Q: Can I play Canfield Solitaire for free online?

A: Yes, there are numerous websites and apps that offer free Canfield Solitaire games. Simply search for "free online Canfield Solitaire games" or "play Canfield Solitaire free online" to find a platform that suits your preferences.

Q: Is Canfield Solitaire a game of luck or skill?

A: Canfield Solitaire is a combination of both luck and skill. While the initial layout of cards and subsequent draws from the stock pile are based on luck, strategic decision-making and careful planning are essential to increase your chances of winning.

Q: Can I play Canfield Solitaire with more than one deck of cards?

A: To play traditional Canfield Solitaire, you’ll need one deck of cards but there are other solitaire games, such as Double Canfield, which involve two decks. However, the rules and gameplay for these variations may differ from the classic Canfield Solitaire.

Q: What is the origin of Canfield Solitaire?

A: Canfield Solitaire is believed to have been named after Richard A. Canfield, a casino owner in Saratoga Springs, New York, in the late 19th century.

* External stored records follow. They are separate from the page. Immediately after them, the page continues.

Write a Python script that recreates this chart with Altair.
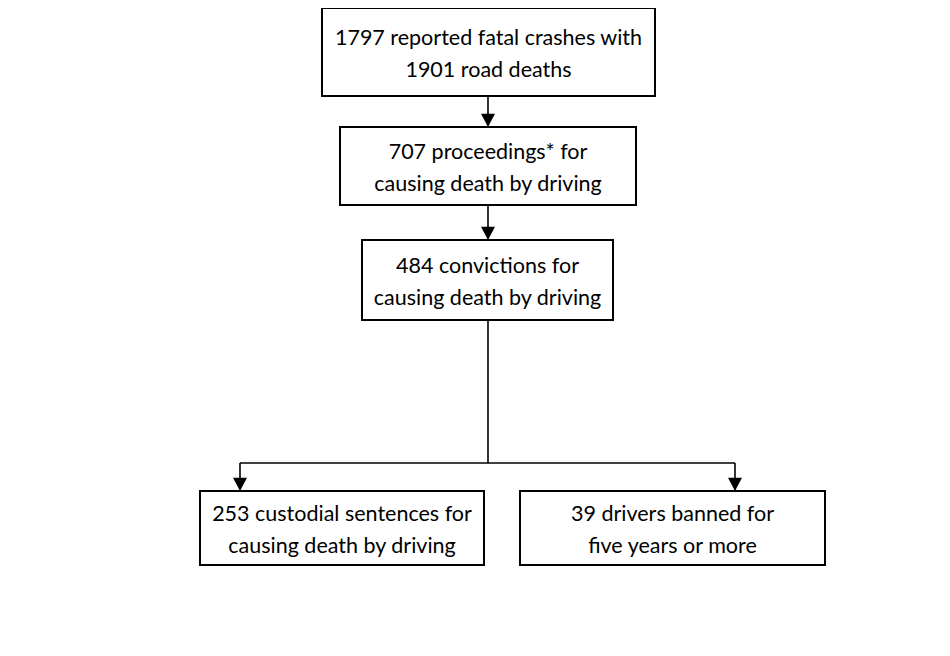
import altair as alt
import pandas as pd

# Flowchart nodes (layout coordinates in pixels of the 950x656 picture)
node_ids = ["crashes", "proceedings", "convictions", "custodial", "banned"]
node_text = [
    ["1797 reported fatal crashes with", "1901 road deaths"],
    ["707 proceedings* for", "causing death by driving"],
    ["484 convictions for", "causing death by driving"],
    ["253 custodial sentences for", "causing death by driving"],
    ["39 drivers banned for", "five years or more"],
]
node_left = [322, 340, 362, 200, 520]
node_right = [655, 636, 613, 484, 825]
node_top = [8, 127, 240, 491, 491]
node_bottom = [96, 205, 320, 565, 565]

# Connector segments (x1, y1, x2, y2)
seg_x1 = [488, 488, 488, 240, 240, 735]
seg_y1 = [96, 205, 320, 463, 463, 463]
seg_x2 = [488, 488, 488, 735, 240, 735]
seg_y2 = [127, 240, 463, 463, 491, 491]

# Arrow heads (tip positions)
arrow_x = [488, 488, 240, 735]
arrow_y = [127, 240, 491, 491]

LINE_H = 32
TEXT_SHIFT = 3

nodes = pd.DataFrame({
    "id": node_ids,
    "x1": node_left, "x2": node_right, "y1": node_top, "y2": node_bottom,
})
nodes["cx"] = (nodes["x1"] + nodes["x2"]) / 2
nodes["cy"] = (nodes["y1"] + nodes["y2"]) / 2

rows = []
for i, lines_ in enumerate(node_text):
    n = len(lines_)
    for j, t in enumerate(lines_):
        rows.append({
            "id": node_ids[i],
            "text": t,
            "tx": nodes.loc[i, "cx"],
            "ty": nodes.loc[i, "cy"] + (j - (n - 1) / 2) * LINE_H + TEXT_SHIFT,
        })
texts = pd.DataFrame(rows)

segs = pd.DataFrame({"x1": seg_x1, "y1": seg_y1, "x2": seg_x2, "y2": seg_y2})
arrows = pd.DataFrame({"x": arrow_x, "y": arrow_y})

xs = alt.Scale(domain=[8, 942])
ys = alt.Scale(domain=[8, 648], reverse=True)

lines = alt.Chart(segs).mark_rule(color="black", strokeWidth=1.6).encode(
    x=alt.X("x1:Q", scale=xs, axis=None),
    y=alt.Y("y1:Q", scale=ys, axis=None),
    x2="x2:Q",
    y2="y2:Q",
)

heads = alt.Chart(arrows).mark_point(
    shape="M-1,-1.9L1,-1.9L0,0Z", filled=True, color="black", opacity=1, size=196, strokeWidth=0
).encode(
    x=alt.X("x:Q", scale=xs, axis=None),
    y=alt.Y("y:Q", scale=ys, axis=None),
)

boxes = alt.Chart(nodes).mark_rect(fill="white", stroke="black", strokeWidth=2).encode(
    x=alt.X("x1:Q", scale=xs, axis=None),
    x2="x2:Q",
    y=alt.Y("y1:Q", scale=ys, axis=None),
    y2="y2:Q",
)

labels = alt.Chart(texts).mark_text(
    font="Lato", fontSize=21.5, color="black", align="center", baseline="middle",
).encode(
    x=alt.X("tx:Q", scale=xs, axis=None),
    y=alt.Y("ty:Q", scale=ys, axis=None),
    text="text:N",
)

chart = alt.layer(lines, boxes, heads, labels).properties(
    width=934, height=640, padding=0, autosize="none", background="white",
).configure_view(stroke=None, strokeWidth=0)

chart.save("out.html", embed_options={"renderer": "svg", "actions": False})
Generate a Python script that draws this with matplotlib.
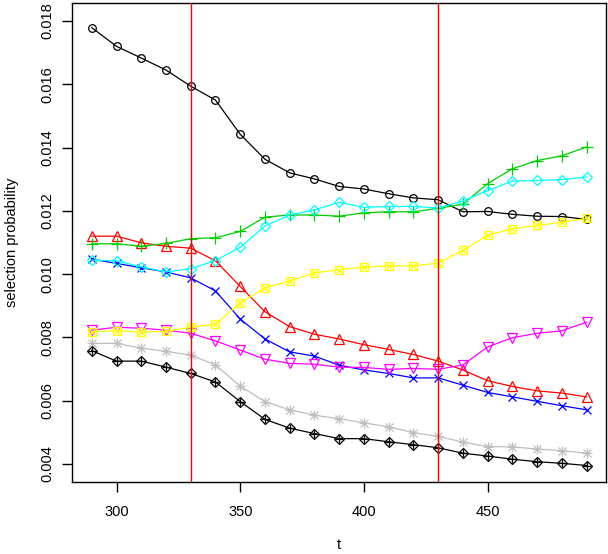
import numpy as np
import matplotlib.pyplot as plt

plt.rcParams['font.family'] = ['Liberation Sans', 'DejaVu Sans']

t = np.arange(290, 500, 10)

# selection probabilities per series
s1 = [0.01779, 0.01720, 0.01683, 0.01645, 0.01594, 0.01550, 0.01442, 0.01363, 0.01320, 0.01301, 0.01277,
      0.01269, 0.01254, 0.01241, 0.01235, 0.01197, 0.01198, 0.01189, 0.01183, 0.01182, 0.01173]
s2 = [0.01120, 0.01120, 0.01099, 0.01088, 0.01082, 0.01042, 0.00961, 0.00881, 0.00834, 0.00810, 0.00795,
      0.00777, 0.00762, 0.00746, 0.00725, 0.00697, 0.00663, 0.00645, 0.00631, 0.00624, 0.00612]
s3 = [0.01096, 0.01096, 0.01088, 0.01097, 0.01112, 0.01115, 0.01135, 0.01180, 0.01187, 0.01187, 0.01183,
      0.01194, 0.01197, 0.01197, 0.01208, 0.01221, 0.01286, 0.01333, 0.01359, 0.01374, 0.01402]
s4 = [0.01047, 0.01034, 0.01020, 0.01007, 0.00988, 0.00947, 0.00858, 0.00795, 0.00754, 0.00741, 0.00712,
      0.00697, 0.00686, 0.00672, 0.00672, 0.00649, 0.00626, 0.00612, 0.00598, 0.00584, 0.00571]
s5 = [0.01044, 0.01042, 0.01023, 0.01007, 0.01017, 0.01043, 0.01085, 0.01152, 0.01187, 0.01203, 0.01227,
      0.01211, 0.01214, 0.01214, 0.01209, 0.01231, 0.01264, 0.01294, 0.01296, 0.01299, 0.01307]
s6 = [0.00823, 0.00832, 0.00829, 0.00823, 0.00813, 0.00789, 0.00760, 0.00731, 0.00718, 0.00715, 0.00706,
      0.00705, 0.00699, 0.00702, 0.00699, 0.00713, 0.00770, 0.00799, 0.00813, 0.00821, 0.00848]
s7 = [0.00818, 0.00821, 0.00817, 0.00819, 0.00832, 0.00842, 0.00909, 0.00957, 0.00978, 0.01004, 0.01014,
      0.01022, 0.01026, 0.01026, 0.01035, 0.01075, 0.01123, 0.01143, 0.01154, 0.01164, 0.01176]
s8 = [0.00781, 0.00781, 0.00766, 0.00756, 0.00744, 0.00713, 0.00646, 0.00597, 0.00571, 0.00554, 0.00543,
      0.00530, 0.00517, 0.00499, 0.00487, 0.00469, 0.00455, 0.00454, 0.00447, 0.00442, 0.00434]
s9 = [0.00758, 0.00725, 0.00725, 0.00706, 0.00686, 0.00659, 0.00597, 0.00541, 0.00513, 0.00496, 0.00480,
      0.00480, 0.00470, 0.00461, 0.00451, 0.00434, 0.00425, 0.00415, 0.00407, 0.00402, 0.00395]

change_points = [330, 430]

series = [s1, s2, s3, s4, s5, s6, s7, s8, s9]
colors = ['black', '#FF0000', '#00CD00', '#0000FF', '#00FFFF', '#FF00FF', '#FFFF00', '#BEBEBE', 'black']
# R pch 1..9, second marker overlaid for compound symbols
markers = [('o', None, 5.5), ('^', None, 6.5), ('+', None, 8), ('x', None, 6),
           ('D', None, 5.5), ('v', None, 6.5), ('s', 'x', 5.5), ('+', 'x', 6.5), ('D', '+', 5.5)]

fig = plt.figure(figsize=(6.08, 5.54), dpi=100)
ax = fig.add_axes([0.1184, 0.13, 0.879, 0.8646])

for s, c, (m1, m2, ms) in zip(series, colors, markers):
    ax.plot(t, s, color=c, lw=0.9, marker=m1, ms=ms, mfc='none', mec=c, mew=0.9)
    if m2:
        ax.plot(t, s, ls='none', marker=m2, ms=ms * 0.9 if m2 == 'x' else ms, mec=c, mew=0.9)

for cp in change_points:
    ax.axvline(cp, color='#FF0000', lw=1.0, zorder=5)

ax.set_xlim(282, 498)
ax.set_ylim(0.00343, 0.01857)
ax.set_xticks([300, 350, 400, 450])
ax.set_yticks(np.arange(0.004, 0.0181, 0.002))
ax.set_yticklabels(['%.3f' % v for v in np.arange(0.004, 0.0181, 0.002)], rotation=90, va='center')
ax.tick_params(direction='out', length=7, width=1, labelsize=10.5)
ax.tick_params(axis='x', pad=9.5)
ax.tick_params(axis='y', pad=6)
for sp in ax.spines.values():
    sp.set_linewidth(1)
ax.set_xlabel('t', fontsize=10.5, labelpad=14)
ax.set_ylabel('selection probability', fontsize=10.5, labelpad=15)

fig.savefig('out.png', dpi=100)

The game was originally known as "Klondike" in Europe, but the name "Canfield" became more popular in the United States.


Canfield Solitaire is a fascinating and engaging card game that combines luck and strategy. By understanding the rules, applying winning strategies, and exploring different types of the game, you can enhance your skills and enjoyment of this classic solitaire variant. Whether you prefer to play Canfield Solitaire free online or with a physical deck of cards, the challenge and satisfaction of mastering this game remain unparalleled.